Source code of charts
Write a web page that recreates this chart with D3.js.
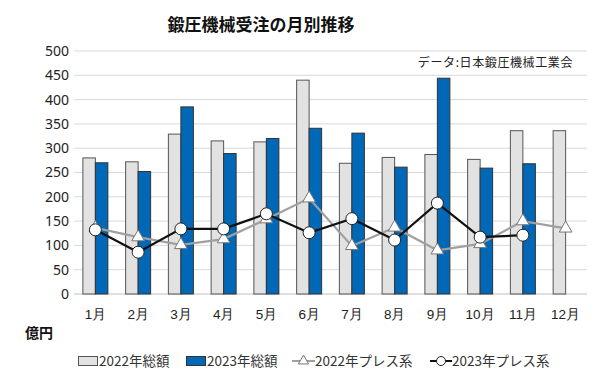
<!DOCTYPE html>
<html><head><meta charset="utf-8">
<script src="https://cdn.jsdelivr.net/npm/d3@7"></script>
<style>body{margin:0;background:#fff}svg{display:block;font-family:"Noto Sans CJK JP","Noto Sans",sans-serif}</style>
</head><body><svg id="c" width="600" height="392"></svg>
<script>
const months = ["1月","2月","3月","4月","5月","6月","7月","8月","9月","10月","11月","12月"];
const total2022 = [280,272,329,315,313,440,269,281,287,277,336,336];
const total2023 = [270,252,385,289,320,341,331,261,444,259,268,null];
const press2022 = [136,117,101,113,154,197,99,137,90,103,150,135];
const press2023 = [132,86,134,134,165,126,155,111,187,117,121,null];
const yTicks = [0,50,100,150,200,250,300,350,400,450,500];

const svg = d3.select("#c");
const x = d3.scaleBand().domain(months).range([74,587]).padding(0);
const y = d3.scaleLinear().domain([0,500]).range([294,51]);
const bw = 12.5;
const cx = m => x(m) + x.bandwidth()/2;

// gridlines
svg.append("g").selectAll("line").data(yTicks).join("line")
  .attr("x1",74).attr("x2",587).attr("y1",d=>y(d)).attr("y2",d=>y(d))
  .attr("stroke",d=>d===0?"#bfbfbf":"#d9d9d9").attr("stroke-width",1);

// y axis labels
const ya = svg.append("g").attr("transform","translate(69,0)")
  .call(d3.axisLeft(y).tickValues(yTicks).tickSize(0).tickPadding(0));
ya.select(".domain").remove();
ya.selectAll("text").attr("font-size",14).attr("fill","#222").attr("font-family","'Noto Sans',sans-serif");

// x axis labels
const xa = svg.append("g").attr("transform","translate(0,309)")
  .call(d3.axisBottom(x).tickSize(0).tickPadding(0));
xa.select(".domain").remove();
xa.selectAll("text").attr("font-size",13.5).attr("fill","#222").attr("dy","0.71em");

// bars
svg.append("g").selectAll("rect").data(months.map((m,i)=>({m,v:total2022[i]})).filter(d=>d.v!=null)).join("rect")
  .attr("x",d=>cx(d.m)-bw).attr("y",d=>y(d.v)).attr("width",bw).attr("height",d=>y(0)-y(d.v))
  .attr("fill","#e2e2e2").attr("stroke","#555").attr("stroke-width",1);
svg.append("g").selectAll("rect").data(months.map((m,i)=>({m,v:total2023[i]})).filter(d=>d.v!=null)).join("rect")
  .attr("x",d=>cx(d.m)).attr("y",d=>y(d.v)).attr("width",bw).attr("height",d=>y(0)-y(d.v))
  .attr("fill","#0068b7").attr("stroke","#333").attr("stroke-width",1);

// lines
const line = d3.line().defined(d=>d.v!=null).x(d=>cx(d.m)).y(d=>y(d.v));
const p22 = months.map((m,i)=>({m,v:press2022[i]}));
const p23 = months.map((m,i)=>({m,v:press2023[i]}));
svg.append("path").datum(p22).attr("d",line).attr("fill","none").attr("stroke","#a0a0a0").attr("stroke-width",2.2);
const tri = d3.symbol().type(d3.symbolTriangle).size(70);
svg.append("g").selectAll("path").data(p22.filter(d=>d.v!=null)).join("path")
  .attr("d",tri).attr("transform",d=>`translate(${cx(d.m)},${y(d.v)})`)
  .attr("fill","#fff").attr("stroke","#777").attr("stroke-width",1);
svg.append("path").datum(p23).attr("d",line).attr("fill","none").attr("stroke","#111").attr("stroke-width",2.2);
svg.append("g").selectAll("circle").data(p23.filter(d=>d.v!=null)).join("circle")
  .attr("cx",d=>cx(d.m)).attr("cy",d=>y(d.v)).attr("r",6)
  .attr("fill","#fff").attr("stroke","#222").attr("stroke-width",1);

// title
svg.append("text").attr("x",261).attr("y",31).attr("text-anchor","middle")
  .attr("font-size",17).attr("font-weight","bold").attr("fill","#111").text("鍛圧機械受注の月別推移");
svg.append("text").attr("x",573).attr("y",67).attr("text-anchor","end")
  .attr("font-size",12).attr("letter-spacing",0.6).attr("fill","#222").text("データ:日本鍛圧機械工業会");
svg.append("text").attr("x",25).attr("y",338)
  .attr("font-size",14).attr("font-weight","bold").attr("fill","#111").text("億円");

// legend
const lg = svg.append("g").attr("font-size",13.5).attr("fill","#333");
const ly = 361;
lg.append("rect").attr("x",78.5).attr("y",ly-4.5).attr("width",19).attr("height",9).attr("fill","#e2e2e2").attr("stroke","#555");
lg.append("text").attr("x",99).attr("y",ly).attr("dy","0.35em").text("2022年総額");
lg.append("rect").attr("x",186.5).attr("y",ly-4.5).attr("width",19).attr("height",9).attr("fill","#0068b7").attr("stroke","#333");
lg.append("text").attr("x",207).attr("y",ly).attr("dy","0.35em").text("2023年総額");
lg.append("line").attr("x1",292).attr("x2",315).attr("y1",ly).attr("y2",ly).attr("stroke","#a0a0a0").attr("stroke-width",2);
lg.append("path").attr("d",d3.symbol().type(d3.symbolTriangle).size(45)).attr("transform",`translate(303.5,${ly})`).attr("fill","#fff").attr("stroke","#777");
lg.append("text").attr("x",315).attr("y",ly).attr("dy","0.35em").text("2022年プレス系");
lg.append("line").attr("x1",430).attr("x2",452).attr("y1",ly).attr("y2",ly).attr("stroke","#111").attr("stroke-width",2);
lg.append("circle").attr("cx",441).attr("cy",ly).attr("r",4.5).attr("fill","#fff").attr("stroke","#222");
lg.append("text").attr("x",452).attr("y",ly).attr("dy","0.35em").text("2023年プレス系");
</script></body></html>
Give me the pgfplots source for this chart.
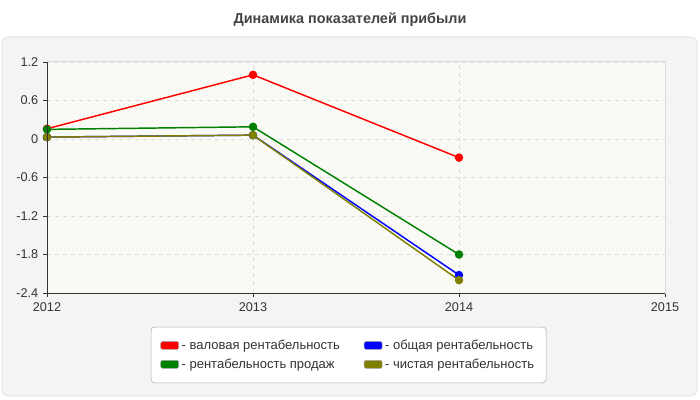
\documentclass[border=0pt]{standalone}
\usepackage{fontspec}
\setmainfont{Liberation Sans}
\usepackage{pgfplots}
\pgfplotsset{compat=1.18}
\usetikzlibrary{patterns}
\definecolor{panel}{HTML}{F4F4F4}
\definecolor{panelborder}{HTML}{DDDDDD}
\definecolor{bgyellow}{HTML}{FDFDF7}
\definecolor{gridgray}{HTML}{DDDDDD}
\definecolor{axisdark}{HTML}{333333}
\definecolor{textgray}{HTML}{333333}
\definecolor{titlegray}{HTML}{444444}
\definecolor{legendborder}{HTML}{AAAAAA}
\definecolor{sred}{HTML}{FF0000}
\definecolor{sblue}{HTML}{0000FF}
\definecolor{sgreen}{HTML}{008000}
\definecolor{solive}{HTML}{808000}
\begin{document}
\begin{tikzpicture}[x=0.75pt,y=0.75pt]
\path[use as bounding box, fill=white] (0,0) rectangle (700,400);
\draw[fill=panel, draw=panelborder, rounded corners=4pt] (2,4) rectangle (697,363);
\node[font=\bfseries\fontsize{10.8}{12}\selectfont, color=titlegray] at (350,380) {Динамика показателей прибыли};
\begin{axis}[
  at={(35.25pt,80.25pt)}, anchor=south west,
  scale only axis, width=463.5pt, height=173.25pt,
  xmin=2012, xmax=2015, ymin=-2.4, ymax=1.2,
  xtick={2012,2013,2014,2015},
  xticklabels={2012,2013,2014,2015},
  ytick={-2.4,-1.8,-1.2,-0.6,0,0.6,1.2},
  yticklabels={-2.4,-1.8,-1.2,-0.6,0,0.6,1.2},
  xtick pos=bottom, ytick pos=left,
  tick align=outside, major tick length=3pt,
  tick style={color=axisdark, line width=0.6pt},
  grid=major, grid style={dashed, color=gridgray, line width=0.5pt},
  axis line style={color=gridgray, line width=0.75pt},
  ticklabel style={font=\fontsize{9.5}{10}\selectfont, color=textgray},
  xticklabel style={yshift=-1pt},
  axis background/.style={fill=bgyellow, postaction={pattern=north west lines, pattern color=black!5}},
  after end axis/.code={\draw[color=axisdark, line width=0.75pt] (rel axis cs:0,1) -- (rel axis cs:0,0) -- (rel axis cs:1,0);},
  legend columns=2,
  legend style={at={(0.488,-0.268)}, anchor=center, draw=legendborder, fill=white!98!panel, rounded corners=2.5pt,
    font=\fontsize{9.75}{11}\selectfont, text=textgray, inner xsep=7pt, inner ysep=7.5pt, row sep=1.5pt,
    /tikz/every even column/.append style={column sep=16pt}},
  legend cell align=left,
  legend image code/.code={\draw[#1, fill, draw=gray!70, line width=0.4pt, rounded corners=1.5pt] (0pt,-3pt) rectangle (13.5pt,3pt);},
  every axis plot/.append style={line width=1.1pt, mark=*, mark size=2.6pt},
]
\addplot[color=sred] coordinates {(2012,0.16) (2013,1.00) (2014,-0.29)};
\addlegendentry{- валовая рентабельность}
\addplot[color=sblue] coordinates {(2012,0.03) (2013,0.06) (2014,-2.12)};
\addlegendentry{- общая рентабельность}
\addplot[color=sgreen] coordinates {(2012,0.15) (2013,0.19) (2014,-1.80)};
\addlegendentry{- рентабельность продаж}
\addplot[color=solive] coordinates {(2012,0.03) (2013,0.06) (2014,-2.20)};
\addlegendentry{- чистая рентабельность}
\end{axis}
\end{tikzpicture}
\end{document}
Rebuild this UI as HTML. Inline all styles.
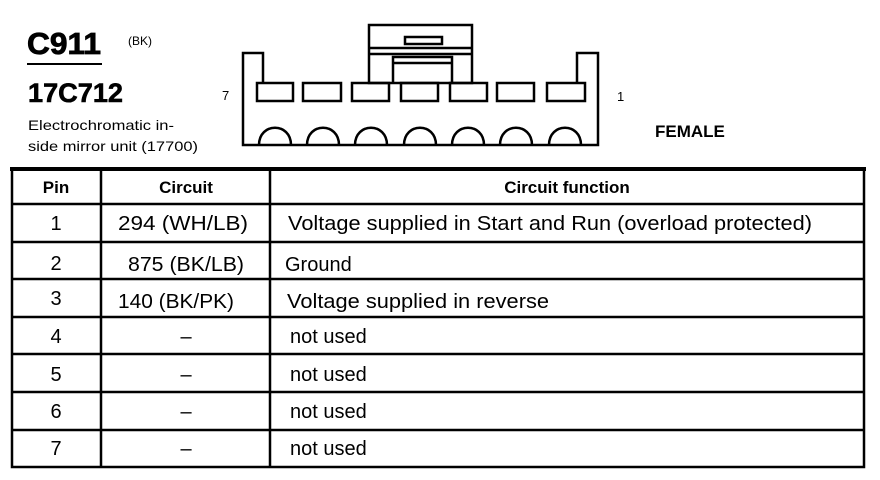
<!DOCTYPE html>
<html><head><meta charset="utf-8"><style>
html,body{margin:0;padding:0;background:#fff;}
svg{display:block;}
text{font-family:"Liberation Sans",Arial,sans-serif;fill:#000;}
</style></head><body>
<svg width="880" height="480" viewBox="0 0 880 480" xmlns="http://www.w3.org/2000/svg">
<!-- Header text -->
<text x="27" y="54" font-size="31" font-weight="bold" style="font-weight:700" stroke="#000" stroke-width="0.8" textLength="74" lengthAdjust="spacingAndGlyphs">C911</text>
<text x="128" y="45" font-size="12">(BK)</text>
<line x1="27" y1="64" x2="102" y2="64" stroke="#000" stroke-width="2"/>
<text x="28" y="102" font-size="27" font-weight="bold" stroke="#000" stroke-width="0.6" textLength="95" lengthAdjust="spacingAndGlyphs">17C712</text>
<text x="28" y="130" font-size="14" textLength="146" lengthAdjust="spacingAndGlyphs">Electrochromatic in-</text>
<text x="28" y="151" font-size="14" textLength="170" lengthAdjust="spacingAndGlyphs">side mirror unit (17700)</text>
<text x="222" y="100" font-size="13">7</text>
<text x="617" y="101" font-size="13">1</text>
<text x="655" y="137" font-size="17" font-weight="bold">FEMALE</text>

<!-- Connector -->
<g fill="none" stroke="#000" stroke-width="2.5">
<path d="M263 83 V53 H243 V145 H598 V53 H577 V83"/>
<rect x="369" y="25" width="103" height="58"/>
<rect x="405" y="37" width="37" height="7"/>
<line x1="369" y1="48" x2="472" y2="48"/>
<line x1="369" y1="54" x2="472" y2="54"/>
<path d="M393 83 V57 H452 V83"/>
<line x1="393" y1="63" x2="452" y2="63"/>
<rect x="257" y="83" width="36" height="18"/>
<rect x="303" y="83" width="38" height="18"/>
<rect x="352" y="83" width="37" height="18"/>
<rect x="401" y="83" width="37" height="18"/>
<rect x="450" y="83" width="37" height="18"/>
<rect x="497" y="83" width="37" height="18"/>
<rect x="547" y="83" width="38" height="18"/>
<path d="M259 145 C259 122 291 122 291 145"/>
<path d="M307 145 C307 122 339 122 339 145"/>
<path d="M355 145 C355 122 387 122 387 145"/>
<path d="M404 145 C404 122 436 122 436 145"/>
<path d="M452 145 C452 122 484 122 484 145"/>
<path d="M500 145 C500 122 532 122 532 145"/>
<path d="M549 145 C549 122 581 122 581 145"/>
</g>

<!-- Table -->
<g stroke="#000" fill="none">
<line x1="10" y1="169" x2="866" y2="169" stroke-width="4"/>
<rect x="12" y="169" width="852" height="298" stroke-width="2.5"/>
<line x1="101" y1="169" x2="101" y2="467" stroke-width="2.5"/>
<line x1="270" y1="169" x2="270" y2="467" stroke-width="2.5"/>
<line x1="12" y1="204" x2="864" y2="204" stroke-width="2.5"/>
<line x1="12" y1="242" x2="864" y2="242" stroke-width="2.5"/>
<line x1="12" y1="279" x2="864" y2="279" stroke-width="2.5"/>
<line x1="12" y1="317" x2="864" y2="317" stroke-width="2.5"/>
<line x1="12" y1="354" x2="864" y2="354" stroke-width="2.5"/>
<line x1="12" y1="392" x2="864" y2="392" stroke-width="2.5"/>
<line x1="12" y1="430" x2="864" y2="430" stroke-width="2.5"/>
</g>
<g font-size="17" font-weight="bold">
<text x="56" y="193" text-anchor="middle">Pin</text>
<text x="186" y="193" text-anchor="middle">Circuit</text>
<text x="567" y="193" text-anchor="middle">Circuit function</text>
</g>
<g font-size="20">
<text x="56" y="230" text-anchor="middle">1</text>
<text x="118" y="230" textLength="130" lengthAdjust="spacingAndGlyphs">294 (WH/LB)</text>
<text x="288" y="230" textLength="524" lengthAdjust="spacingAndGlyphs">Voltage supplied in Start and Run (overload protected)</text>
<text x="56" y="270" text-anchor="middle">2</text>
<text x="128" y="271" textLength="116" lengthAdjust="spacingAndGlyphs">875 (BK/LB)</text>
<text x="285" y="271">Ground</text>
<text x="56" y="305" text-anchor="middle">3</text>
<text x="118" y="308" textLength="116" lengthAdjust="spacingAndGlyphs">140 (BK/PK)</text>
<text x="287" y="308" textLength="262" lengthAdjust="spacingAndGlyphs">Voltage supplied in reverse</text>
<text x="56" y="343" text-anchor="middle">4</text>
<text x="186" y="343" text-anchor="middle">–</text>
<text x="290" y="343">not used</text>
<text x="56" y="381" text-anchor="middle">5</text>
<text x="186" y="381" text-anchor="middle">–</text>
<text x="290" y="381">not used</text>
<text x="56" y="418" text-anchor="middle">6</text>
<text x="186" y="418" text-anchor="middle">–</text>
<text x="290" y="418">not used</text>
<text x="56" y="455" text-anchor="middle">7</text>
<text x="186" y="455" text-anchor="middle">–</text>
<text x="290" y="455">not used</text>
</g>
</svg>
</body></html>
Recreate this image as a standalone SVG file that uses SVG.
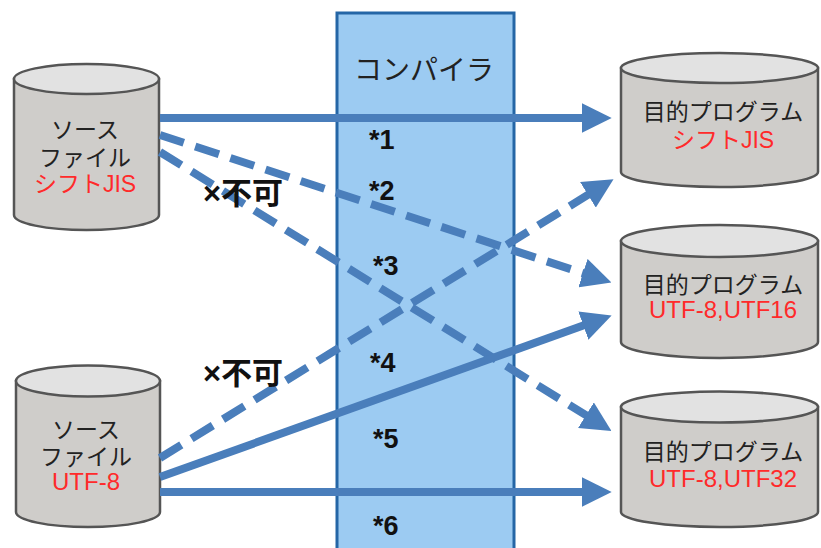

* **Exercise directions**: Pick out the lines containing the string "that" and show them.

* **Result for this exercise**:
Write a web page that recreates this chart with D3.js.
Recreate this image as a standalone SVG file that uses SVG.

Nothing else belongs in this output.